August 26, 2020
Comprehensive legislation is needed if the Newark CCRB is to achieve the level of oversight it was created to provide
Last week, the New Jersey Supreme Court issued an opinion that placed strict limits on the powers of Newark’s Civilian Complaint Review Board (CCRB). In its ruling, the Court identified that current state law prevents the City’s CCRB from using all of the powers delegated by the ordinance that created it in 2015. In order to carry out its mission to the extent originally intended, legislative action is needed.
As designed, the City’s CCRB was a national model for police accountability, enabling community members to provide simultaneous oversight of local law enforcement through independent investigations facilitated by subpoena power. It was a vision of advocates more than 50 years in the making.
N-CAP was represented by the American Civil Liberties Union of New Jersey and Lawrence Lustberg, director of the John J. Gibbons Fellowship in Public Interest and Constitutional Law at the law firm Gibbons P.C., as it appeared as a friend-of-the-court in the case Fraternal Order of Police, Newark Lodge No. 12 v. the City of Newark to fight for the Newark CCRB as one of the strongest models of oversight nationwide.

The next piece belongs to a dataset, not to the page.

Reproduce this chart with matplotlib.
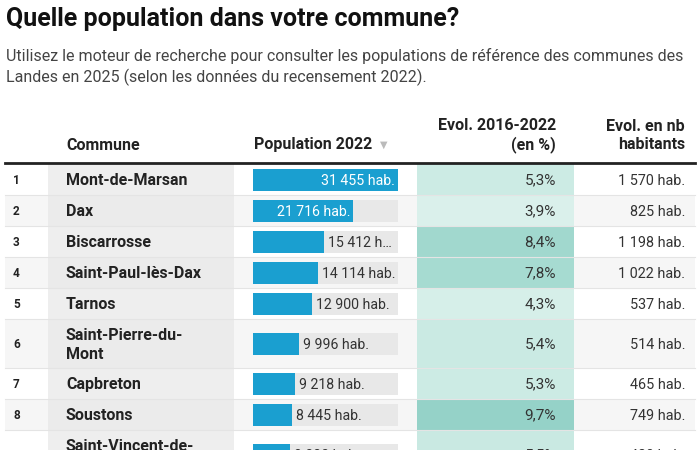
import matplotlib
matplotlib.use("Agg")
import matplotlib.pyplot as plt
from matplotlib.colors import LinearSegmentedColormap, Normalize

plt.rcParams['font.family'] = ['Roboto', 'DejaVu Sans']

# ---- data ----
ranks = [1, 2, 3, 4, 5, 6, 7, 8, 9]
communes = ["Mont-de-Marsan", "Dax", "Biscarrosse", "Saint-Paul-lès-Dax", "Tarnos",
            "Saint-Pierre-du-\nMont", "Capbreton", "Soustons", "Saint-Vincent-de-\nTyrosse"]
population = [31455, 21716, 15412, 14114, 12900, 9996, 9218, 8445, 8030]
evol_pct = [5.3, 3.9, 8.4, 7.8, 4.3, 5.4, 5.3, 9.7, 5.5]
evol_nb = [1570, 825, 1198, 1022, 537, 514, 465, 749, 420]

title = "Quelle population dans votre commune?"
subtitle = ("Utilisez le moteur de recherche pour consulter les populations de référence des communes des\n"
            "Landes en 2025 (selon les données du recensement 2022).")
headers = ["Commune", "Population 2022", "Evol. 2016-2022\n(en %)", "Evol. en nb\nhabitants"]

def fmt_int(v):
    return f"{v:,}".replace(",", " ")

# ---- layout (pixels) ----
W, H = 700, 450
fig = plt.figure(figsize=(7, 4.5), dpi=100)

# background layer
axb = fig.add_axes([0, 0, 1, 1])
axb.set_xlim(0, W)
axb.set_ylim(H, 0)
axb.axis('off')
axb.set_zorder(0)

# bar layer
BAR_X0, BAR_W = 253, 145
axp = fig.add_axes([BAR_X0 / W, 0, BAR_W / W, 1])
axp.set_xlim(0, max(population))
axp.set_ylim(H, 0)
axp.axis('off')
axp.set_zorder(1)

# text layer
ax = fig.add_axes([0, 0, 1, 1])
ax.set_xlim(0, W)
ax.set_ylim(H, 0)
ax.axis('off')
ax.set_zorder(2)

DARK = "#222222"
TXT = "#333333"
HF = 11.5   # header / name font size
VF = 10.4   # value font size
DY = 1.2    # small downward text offset within rows

ax.text(6, 19, title, fontsize=18, fontweight='bold', color="#111111", va='center', ha='left')
ax.text(6, 67, subtitle, fontsize=11.5, color="#444444", va='center', ha='left', linespacing=1.35)

# headers
ax.text(66, 145, headers[0], fontsize=HF, fontweight='bold', color=DARK, va='center')
ax.text(254, 145, headers[1], fontsize=HF, fontweight='bold', color=DARK, va='center')
ax.text(380, 145, "▼", fontsize=7, color="#bbbbbb", va='center', family=['DejaVu Sans'])
ax.text(556, 135.5, headers[2], fontsize=HF, fontweight='bold', color=DARK, va='center', ha='right',
        linespacing=1.2)
ax.text(685, 135.5, headers[3], fontsize=HF, fontweight='bold', color=DARK, va='center', ha='right',
        linespacing=1.2)

# rows
top = 164
single, double = 31, 49
cmap = LinearSegmentedColormap.from_list("heat", ["#e2f4ef", "#cdebe4", "#a9ddd3", "#95d2c8"])
norm = Normalize(vmin=3.0, vmax=9.7)

renderer = fig.canvas.get_renderer()
y = top
centers = []
for i in range(len(communes)):
    h = double if "\n" in communes[i] else single
    c = y + h / 2
    centers.append(c)
    if i % 2 == 1:
        axb.add_patch(plt.Rectangle((5, y), 690, h, color="#f6f6f6", zorder=0, lw=0))
    axb.add_patch(plt.Rectangle((48, y), 186, h, color="#eeeeee" if i % 2 == 0 else "#ebebeb", zorder=0.5, lw=0))
    axb.add_patch(plt.Rectangle((417, y), 157, h, color=cmap(norm(evol_pct[i])), zorder=0.5, lw=0))
    axb.plot([5, 695], [y + h, y + h], color="#e4e4e4", lw=0.8, zorder=1)
    ax.text(13, c + DY, str(ranks[i]), fontsize=8.5, fontweight='bold', color=DARK, va='center', ha='left')
    ax.text(66, c + DY, communes[i], fontsize=HF, fontweight='bold', color=DARK, va='center', ha='left',
            linespacing=1.32)
    ax.text(556, c + DY, f"{evol_pct[i]:.1f}%".replace(".", ","), fontsize=VF + 0.6, color=TXT,
            va='center', ha='right')
    ax.text(685, c + DY + 0.5, f"{fmt_int(evol_nb[i])} hab.", fontsize=VF, color=TXT, va='center', ha='right')
    y += h

ax.plot([5, 695], [top - 1, top - 1], color="#222222", lw=2, zorder=3)

# bars (through the bar axes' own scale)
bh = 22
axp.barh(centers, [max(population)] * len(population), height=bh, color="#e8e8e8", zorder=1)
axp.barh(centers, population, height=bh, color="#1a9fd0", zorder=2)

px_per_unit = BAR_W / max(population)
PF = 10.2
for i, v in enumerate(population):
    label = f"{fmt_int(v)} hab."
    t = ax.text(0, 0, label, fontsize=PF)
    tw = t.get_window_extent(renderer).width
    t.remove()
    bar_end = BAR_X0 + v * px_per_unit
    if tw + 8 <= v * px_per_unit:
        ax.text(bar_end - 3, centers[i] + DY, label, fontsize=PF, color="white", va='center', ha='right', zorder=4)
    else:
        avail = BAR_X0 + BAR_W - (bar_end + 4) + 1
        s = label
        while True:
            t = ax.text(0, 0, s, fontsize=PF)
            w = t.get_window_extent(renderer).width
            t.remove()
            if w <= avail or len(s) <= 2:
                break
            s = label[:len(s.rstrip("…")) - 1] + "…"
        ax.text(bar_end + 4, centers[i] + DY + 0.5, s, fontsize=PF, color=TXT, va='center', ha='left', zorder=4)

fig.savefig("out.png", dpi=100)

Moving forward, N-CAP joins those across New Jersey and the country who are coming together in the name of racial justice and in protest of police brutality. It’s now time for lawmakers to take action, and N-CAP welcomes the opportunity to work together with community partners and lawmakers in crafting legislation that will allow the powers of the Newark CCRB to be fully realized.
N-CAP steering committee members issued the following statements:
Deborah Smith-Gregory, President, NAACP Newark Branch: “The NAACP Newark Branch stands in solidarity with Mayor Baraka’s continued push for a civilian complaint review board that has subpoena and investigatory powers. There must be a dramatic change to the system if systemic abuse as cited by the Department of Justice is to change.”
Maria Lopez Nuñez, Director of Environmental Justice and Community Development, Ironbound Community Corporation: "The courts sent a message to our communities that despite being the year 2020, we must still fight for basic democratic rights. Police cannot police themselves. Police have failed at this job especially here in Newark. It is time to put power in the hands of our community, we need strong civilian oversight."
Lawrence Hamm, Chairman, People’s Organization for Progress: “Despite the Supreme Court ruling, we will continue to struggle for a police review board with subpoena and investigatory powers, and ultimately, this will be achieved.”
Amol Sinha, Executive Director, ACLU-NJ: “The ACLU-NJ has worked throughout its six decades to fight police misconduct – through litigation, campaigns, and research, all with the goals of countering police abuse and racial profiling, and building police accountability, transparency, and reform. New Jersey stands at a pivotal moment, in which the Supreme Court has provided guideposts to the Legislature that lead toward strong civilian oversight with full investigatory power and the promise for true accountability to communities. We are proud to stand with Mayor Baraka, the people of Newark, and all of those who stand with us in our call for civilian oversight.”